See my answer to will array_view.synchronize_asynch wait for parallel_for_each completion? for an explanation as to why parallel_for_each
can be though of as a queuing or scheduling operation rather than a synchronous one. This explains why your code should satisfy your requirements 1 & 2. It should also meet requirement 3, although you might want to consider having one function that are restrict(cpu, amp)
as this will give you less code to maintain.
However you may want to consider some of the performance implications of your approach.
Firstly, the parallel_for_each
only queues work, the data copies from the host and GPU memory use host resources (assuming your GPU is discrete and/or does not support direct copy). If your work on the host saturates all the resources required to keep the GPU working then you may actually slow up your GPU calculation.
Secondly, for many calculations that are data parallel and amenable to running on a GPU they are so much faster that the additional overhead of trying to run work on the CPU doesn't result in an overall speedup. Overhead includes item one (above) and the additional overhead of coordinating work on the host (scheduling threads, merging the results, etc.).
Finally your implementation above does not take into account any variability in the time taken to run tasks on the GPU and CPU. It assumes that 800 AMP tasks will take as long as 200 cpu tasks.

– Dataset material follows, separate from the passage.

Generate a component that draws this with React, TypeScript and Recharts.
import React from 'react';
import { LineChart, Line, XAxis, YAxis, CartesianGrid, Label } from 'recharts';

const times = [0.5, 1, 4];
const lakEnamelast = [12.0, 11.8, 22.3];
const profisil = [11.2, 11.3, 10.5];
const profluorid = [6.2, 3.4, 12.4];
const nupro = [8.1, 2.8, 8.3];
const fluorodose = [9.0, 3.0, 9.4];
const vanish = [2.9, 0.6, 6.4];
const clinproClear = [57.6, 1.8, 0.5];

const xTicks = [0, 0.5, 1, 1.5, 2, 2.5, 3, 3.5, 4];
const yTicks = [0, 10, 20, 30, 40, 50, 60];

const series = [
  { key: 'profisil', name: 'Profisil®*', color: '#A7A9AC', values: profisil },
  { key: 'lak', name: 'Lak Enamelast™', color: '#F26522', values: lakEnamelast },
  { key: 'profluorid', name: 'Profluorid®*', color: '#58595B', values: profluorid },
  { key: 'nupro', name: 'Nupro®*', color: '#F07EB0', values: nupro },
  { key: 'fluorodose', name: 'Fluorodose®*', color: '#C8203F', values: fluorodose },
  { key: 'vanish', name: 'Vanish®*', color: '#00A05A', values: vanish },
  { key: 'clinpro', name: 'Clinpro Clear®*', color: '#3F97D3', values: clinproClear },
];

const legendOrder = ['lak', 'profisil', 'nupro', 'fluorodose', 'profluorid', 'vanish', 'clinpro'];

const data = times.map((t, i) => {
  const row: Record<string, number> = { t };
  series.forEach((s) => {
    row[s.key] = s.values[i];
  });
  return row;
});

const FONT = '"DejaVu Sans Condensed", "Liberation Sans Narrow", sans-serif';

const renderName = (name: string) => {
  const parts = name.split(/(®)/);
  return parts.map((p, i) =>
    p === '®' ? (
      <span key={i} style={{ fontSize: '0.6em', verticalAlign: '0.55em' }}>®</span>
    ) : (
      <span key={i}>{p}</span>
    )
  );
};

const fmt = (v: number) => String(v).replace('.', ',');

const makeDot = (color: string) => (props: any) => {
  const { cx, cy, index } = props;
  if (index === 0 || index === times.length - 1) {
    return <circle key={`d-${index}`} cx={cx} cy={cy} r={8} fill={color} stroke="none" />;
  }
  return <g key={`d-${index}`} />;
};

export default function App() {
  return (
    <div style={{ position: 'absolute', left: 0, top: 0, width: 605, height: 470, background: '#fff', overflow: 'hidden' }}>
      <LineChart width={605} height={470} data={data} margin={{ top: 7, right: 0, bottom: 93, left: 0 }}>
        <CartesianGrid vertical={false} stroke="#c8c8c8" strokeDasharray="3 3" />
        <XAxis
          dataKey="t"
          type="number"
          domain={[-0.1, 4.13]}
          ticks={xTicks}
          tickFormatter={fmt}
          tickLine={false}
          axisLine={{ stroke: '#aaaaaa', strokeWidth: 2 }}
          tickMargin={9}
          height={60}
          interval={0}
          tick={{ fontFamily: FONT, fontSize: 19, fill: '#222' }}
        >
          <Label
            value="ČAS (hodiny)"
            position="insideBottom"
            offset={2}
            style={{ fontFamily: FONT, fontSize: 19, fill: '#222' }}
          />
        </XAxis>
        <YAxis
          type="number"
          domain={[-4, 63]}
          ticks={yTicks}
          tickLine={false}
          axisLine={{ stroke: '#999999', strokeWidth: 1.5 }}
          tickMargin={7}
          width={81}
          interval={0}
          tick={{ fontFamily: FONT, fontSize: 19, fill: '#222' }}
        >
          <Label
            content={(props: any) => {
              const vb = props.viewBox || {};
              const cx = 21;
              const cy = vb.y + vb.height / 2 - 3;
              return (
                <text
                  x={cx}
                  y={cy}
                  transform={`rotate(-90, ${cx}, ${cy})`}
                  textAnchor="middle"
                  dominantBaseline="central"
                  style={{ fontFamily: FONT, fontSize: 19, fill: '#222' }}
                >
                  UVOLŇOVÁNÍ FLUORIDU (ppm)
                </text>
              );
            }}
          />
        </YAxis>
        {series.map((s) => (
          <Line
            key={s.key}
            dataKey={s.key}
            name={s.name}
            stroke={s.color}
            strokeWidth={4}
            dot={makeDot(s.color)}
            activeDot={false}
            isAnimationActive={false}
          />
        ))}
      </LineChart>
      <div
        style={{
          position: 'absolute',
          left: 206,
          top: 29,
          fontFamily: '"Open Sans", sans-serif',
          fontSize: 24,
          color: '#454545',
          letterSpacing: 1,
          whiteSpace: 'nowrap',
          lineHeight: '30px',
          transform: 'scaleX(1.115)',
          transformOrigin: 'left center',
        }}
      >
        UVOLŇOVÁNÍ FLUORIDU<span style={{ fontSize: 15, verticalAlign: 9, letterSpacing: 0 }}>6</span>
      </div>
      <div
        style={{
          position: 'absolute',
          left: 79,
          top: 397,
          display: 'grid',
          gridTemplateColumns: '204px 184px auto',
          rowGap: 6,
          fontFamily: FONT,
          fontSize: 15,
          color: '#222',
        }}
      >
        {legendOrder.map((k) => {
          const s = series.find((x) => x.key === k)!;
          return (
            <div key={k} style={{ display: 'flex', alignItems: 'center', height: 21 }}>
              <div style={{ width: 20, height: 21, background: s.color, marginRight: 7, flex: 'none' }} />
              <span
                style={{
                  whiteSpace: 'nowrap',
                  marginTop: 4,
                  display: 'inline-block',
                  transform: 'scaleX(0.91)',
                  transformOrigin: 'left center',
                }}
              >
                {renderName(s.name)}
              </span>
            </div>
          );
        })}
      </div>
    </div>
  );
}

This may be true on some hardware but not on others. If one set of tasks takes longer than expected then your application will block and wait for the slower set of tasks to complete. You can avoid this using a master/worker pattern to pull tasks from a queue until there are no more available tasks. This approach means that in the worst case your application will have to wait for the final task to complete, not a block of tasks. Using the master/worker approach also means that your application will run with equal efficiency regardless of the relative CPU/GPU performance.
My book discusses examples of scheduling work across multiple GPUs using a master/worker (n-body) and parallel queue (cartoonizer). You can download the source code from CodePlex. Note that it deliberately does not cover sharing work on both CPU and GPU for the reasons outlined above based on discussions with the C++ AMP product team.